You may have been a crappy husband and lousy lover, but that does not mean that she did not have a hundred other options other than to screw some neighbor. She had agency and free will. she could have pursued MC or approached you about meeting her needs better. She could have divorced you straight up and walked away and let you pursue your own interests.
She had a million other options. She chose the one where she got it on and had thrills with the OM and came home with his semen in her exposing you to God knows what, while you were out working to support the family or home watching the kids.
It's this kind of crap that put marriage counselor's kids through college while BS's continue to get chumped.
Your job at this point is to protect your assets, resources and relationship with your children against someone who is cheating on you and preparing to divorce you.
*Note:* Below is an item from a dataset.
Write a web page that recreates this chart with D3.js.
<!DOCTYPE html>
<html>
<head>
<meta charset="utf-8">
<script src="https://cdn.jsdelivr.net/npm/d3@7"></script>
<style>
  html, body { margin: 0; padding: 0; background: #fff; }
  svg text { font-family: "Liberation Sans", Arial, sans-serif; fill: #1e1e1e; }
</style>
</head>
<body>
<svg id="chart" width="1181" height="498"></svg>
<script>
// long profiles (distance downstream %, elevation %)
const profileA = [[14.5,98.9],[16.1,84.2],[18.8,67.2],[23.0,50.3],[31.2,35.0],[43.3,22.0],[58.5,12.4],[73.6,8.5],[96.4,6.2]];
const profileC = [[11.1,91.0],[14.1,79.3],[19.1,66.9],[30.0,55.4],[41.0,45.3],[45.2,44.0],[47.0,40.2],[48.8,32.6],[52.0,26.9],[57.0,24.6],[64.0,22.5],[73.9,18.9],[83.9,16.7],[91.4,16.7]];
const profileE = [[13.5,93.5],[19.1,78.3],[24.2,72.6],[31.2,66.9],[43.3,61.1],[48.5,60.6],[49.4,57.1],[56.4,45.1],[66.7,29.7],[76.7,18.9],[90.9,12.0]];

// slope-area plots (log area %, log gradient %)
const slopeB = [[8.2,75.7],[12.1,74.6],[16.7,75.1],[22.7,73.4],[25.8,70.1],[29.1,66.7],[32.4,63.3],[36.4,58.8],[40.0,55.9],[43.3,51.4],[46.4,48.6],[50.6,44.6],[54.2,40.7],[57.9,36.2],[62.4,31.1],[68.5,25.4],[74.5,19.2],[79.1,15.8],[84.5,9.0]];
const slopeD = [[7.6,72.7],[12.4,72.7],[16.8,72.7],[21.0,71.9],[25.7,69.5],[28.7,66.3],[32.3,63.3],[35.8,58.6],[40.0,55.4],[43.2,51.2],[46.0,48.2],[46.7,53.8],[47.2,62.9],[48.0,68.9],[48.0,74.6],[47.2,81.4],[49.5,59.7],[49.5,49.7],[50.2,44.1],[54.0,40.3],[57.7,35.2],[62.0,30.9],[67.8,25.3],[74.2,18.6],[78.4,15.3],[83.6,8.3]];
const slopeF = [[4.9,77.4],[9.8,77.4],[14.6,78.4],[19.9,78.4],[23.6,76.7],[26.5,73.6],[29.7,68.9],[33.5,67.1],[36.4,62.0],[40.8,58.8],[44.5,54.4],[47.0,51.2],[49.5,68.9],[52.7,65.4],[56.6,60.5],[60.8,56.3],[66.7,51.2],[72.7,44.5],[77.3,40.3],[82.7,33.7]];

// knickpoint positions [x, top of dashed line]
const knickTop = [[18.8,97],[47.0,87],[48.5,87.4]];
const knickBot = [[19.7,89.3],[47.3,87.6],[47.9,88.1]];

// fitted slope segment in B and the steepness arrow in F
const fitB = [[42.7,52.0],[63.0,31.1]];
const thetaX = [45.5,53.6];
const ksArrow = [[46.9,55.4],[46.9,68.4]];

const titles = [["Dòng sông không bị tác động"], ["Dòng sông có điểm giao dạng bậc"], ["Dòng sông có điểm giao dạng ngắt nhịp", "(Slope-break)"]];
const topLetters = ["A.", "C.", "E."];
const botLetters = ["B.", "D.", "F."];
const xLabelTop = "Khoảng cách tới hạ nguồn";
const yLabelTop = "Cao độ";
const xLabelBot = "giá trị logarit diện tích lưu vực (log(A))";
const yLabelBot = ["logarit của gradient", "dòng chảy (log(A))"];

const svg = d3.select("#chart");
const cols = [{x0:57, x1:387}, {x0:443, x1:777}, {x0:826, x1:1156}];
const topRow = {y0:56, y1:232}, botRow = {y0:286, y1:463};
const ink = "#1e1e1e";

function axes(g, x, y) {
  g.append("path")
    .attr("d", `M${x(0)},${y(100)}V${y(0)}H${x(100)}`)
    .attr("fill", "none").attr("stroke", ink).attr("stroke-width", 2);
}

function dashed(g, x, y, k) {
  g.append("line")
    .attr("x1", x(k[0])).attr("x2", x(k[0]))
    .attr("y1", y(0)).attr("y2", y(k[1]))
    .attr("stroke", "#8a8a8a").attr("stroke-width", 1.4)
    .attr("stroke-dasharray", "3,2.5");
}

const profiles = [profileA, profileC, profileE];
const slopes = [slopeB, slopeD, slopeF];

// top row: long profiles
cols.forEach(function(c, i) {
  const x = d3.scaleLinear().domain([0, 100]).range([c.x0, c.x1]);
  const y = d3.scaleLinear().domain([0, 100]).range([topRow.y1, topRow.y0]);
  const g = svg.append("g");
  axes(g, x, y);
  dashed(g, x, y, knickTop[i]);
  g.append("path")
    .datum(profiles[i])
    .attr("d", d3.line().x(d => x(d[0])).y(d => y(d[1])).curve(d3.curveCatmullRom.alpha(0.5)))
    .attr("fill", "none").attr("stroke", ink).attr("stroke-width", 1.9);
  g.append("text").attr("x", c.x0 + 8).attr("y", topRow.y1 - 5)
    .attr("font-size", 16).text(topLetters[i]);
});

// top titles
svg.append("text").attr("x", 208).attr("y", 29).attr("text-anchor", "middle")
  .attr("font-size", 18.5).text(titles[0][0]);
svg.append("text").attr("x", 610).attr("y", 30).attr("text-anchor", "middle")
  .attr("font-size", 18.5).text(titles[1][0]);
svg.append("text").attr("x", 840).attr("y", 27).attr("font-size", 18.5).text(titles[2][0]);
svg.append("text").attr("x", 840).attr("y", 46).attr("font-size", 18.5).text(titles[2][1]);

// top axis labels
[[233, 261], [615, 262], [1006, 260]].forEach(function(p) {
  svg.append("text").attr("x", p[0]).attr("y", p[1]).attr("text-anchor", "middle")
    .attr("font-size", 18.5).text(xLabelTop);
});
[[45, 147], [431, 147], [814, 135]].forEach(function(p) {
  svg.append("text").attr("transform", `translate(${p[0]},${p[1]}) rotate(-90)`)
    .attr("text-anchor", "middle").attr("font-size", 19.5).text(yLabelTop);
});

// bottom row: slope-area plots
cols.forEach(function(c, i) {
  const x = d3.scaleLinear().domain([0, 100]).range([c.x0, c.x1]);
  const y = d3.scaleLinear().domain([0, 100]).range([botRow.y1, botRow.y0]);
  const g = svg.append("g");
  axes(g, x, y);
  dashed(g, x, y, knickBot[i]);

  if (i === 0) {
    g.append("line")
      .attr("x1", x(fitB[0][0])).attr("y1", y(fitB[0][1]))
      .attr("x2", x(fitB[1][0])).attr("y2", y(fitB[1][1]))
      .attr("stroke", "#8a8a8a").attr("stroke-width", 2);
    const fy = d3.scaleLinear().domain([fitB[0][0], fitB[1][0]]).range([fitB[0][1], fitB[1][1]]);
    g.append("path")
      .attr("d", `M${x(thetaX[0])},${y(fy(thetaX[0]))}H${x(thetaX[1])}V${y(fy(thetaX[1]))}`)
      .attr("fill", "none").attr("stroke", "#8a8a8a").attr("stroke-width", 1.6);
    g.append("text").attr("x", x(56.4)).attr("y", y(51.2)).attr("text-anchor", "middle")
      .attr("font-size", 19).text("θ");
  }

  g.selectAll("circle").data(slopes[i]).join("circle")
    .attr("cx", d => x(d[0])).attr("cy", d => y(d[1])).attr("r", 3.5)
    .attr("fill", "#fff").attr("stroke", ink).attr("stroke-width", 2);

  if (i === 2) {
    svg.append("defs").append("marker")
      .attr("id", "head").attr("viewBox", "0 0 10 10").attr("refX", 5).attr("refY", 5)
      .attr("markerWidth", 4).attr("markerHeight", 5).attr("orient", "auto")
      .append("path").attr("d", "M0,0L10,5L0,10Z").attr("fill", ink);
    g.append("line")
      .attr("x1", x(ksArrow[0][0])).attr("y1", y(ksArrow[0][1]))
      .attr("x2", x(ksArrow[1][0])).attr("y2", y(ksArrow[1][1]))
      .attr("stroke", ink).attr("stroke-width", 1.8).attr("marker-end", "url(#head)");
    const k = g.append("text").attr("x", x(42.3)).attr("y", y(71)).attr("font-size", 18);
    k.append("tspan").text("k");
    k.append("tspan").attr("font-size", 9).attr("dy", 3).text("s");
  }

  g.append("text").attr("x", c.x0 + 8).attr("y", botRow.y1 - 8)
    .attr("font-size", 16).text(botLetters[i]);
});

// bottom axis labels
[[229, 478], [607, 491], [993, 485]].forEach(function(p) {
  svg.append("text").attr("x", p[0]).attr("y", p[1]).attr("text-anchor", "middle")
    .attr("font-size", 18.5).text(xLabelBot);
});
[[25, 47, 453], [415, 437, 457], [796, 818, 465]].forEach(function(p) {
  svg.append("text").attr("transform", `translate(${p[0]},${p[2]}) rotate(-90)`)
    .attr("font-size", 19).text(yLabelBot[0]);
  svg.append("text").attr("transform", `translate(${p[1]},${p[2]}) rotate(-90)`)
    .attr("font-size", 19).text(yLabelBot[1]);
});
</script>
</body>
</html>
Your Job-1 is to get a lawyer and start preparing yourself.
If a year or so down the road after you are divorced and have your financial and child custody affairs worked out, if you want to sit on a mountain top and self-reflect and reevaluate your marriage, that is your prerogative to do so.
But at this point, this is just a bunch of background noise and Mind-Pollution that distracts you from taking care of Number One and protecting your assets and relationship with your children.
If anyone even suggests that you should spend time and brain energy evaluating your role in her wrapping her legs over some other guys shoulders, just turn off your ears and walk away and do what your lawyer says.